Timberwolves lead the series 2-1. Game 4 is Saturday in Minnesota.
MIN 113 · DEN 96
Home Teams Sweep Thursday.
Home courts ruled Thursday, and the picture that's emerging across the first round is one of lower seeds steadily gaining ground. Atlanta leads New York 2-1. Toronto pulled within one of Cleveland. Minnesota leads Denver 2-1. The teams that were supposed to win comfortably — Cleveland, New York, Denver — have each now dropped home-court games against opponents who won't stop competing.
The through-line of this first round isn't any single series. It's that the road to the second round is proving harder than the opening weekend suggested. The 16.875-point average margin of Game 1s is a distant memory. The first round now has more 2-1 leads than 2-0 leads. Clutch shots are deciding games. Coaching adjustments are mattering. Stars are having off nights. The format is working exactly as designed.

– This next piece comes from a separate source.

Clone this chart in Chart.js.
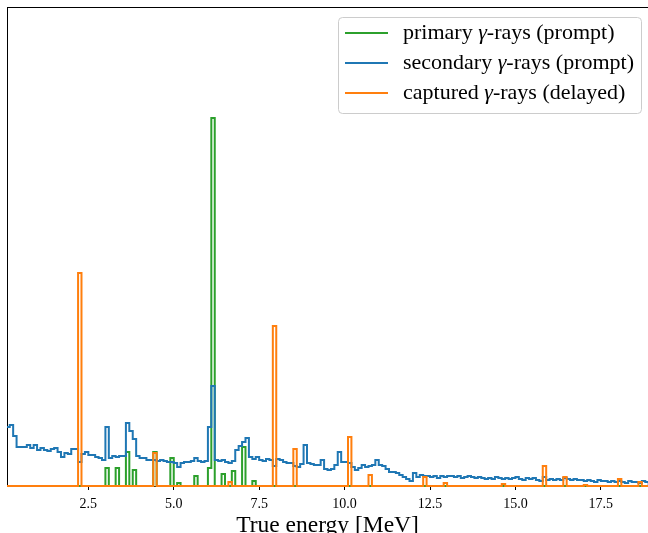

Game 4s in Atlanta and Minnesota on Saturday will either put two of the first round's most watchable series on the verge of upsets — or bring them back to even. Both are must-wins for the higher seeds.
Studs of the Day: Scottie Barnes and RJ Barrett, Toronto Raptors — Sharing it this time, because 33 and 33 in the same playoff game demands it. Barnes orchestrated. Barrett finished. Toronto shot 14-of-23 from three. Cleveland's 12-game winning streak over the Raptors in the postseason survived Game 3 — but just barely, and only because the number says 2-1 rather than what the game itself said.
Dud of the Night: Nikola Jokić, Denver Nuggets — 17 points on 5-of-20 shooting. His worst shooting night of the playoffs in the most important game of the series so far. Jokić is still Jokić — the 12 rebounds and 3 assists didn't disappear — but Denver cannot absorb a Jokić off-night on the road in a must-win game. They didn't. Minnesota 2-1.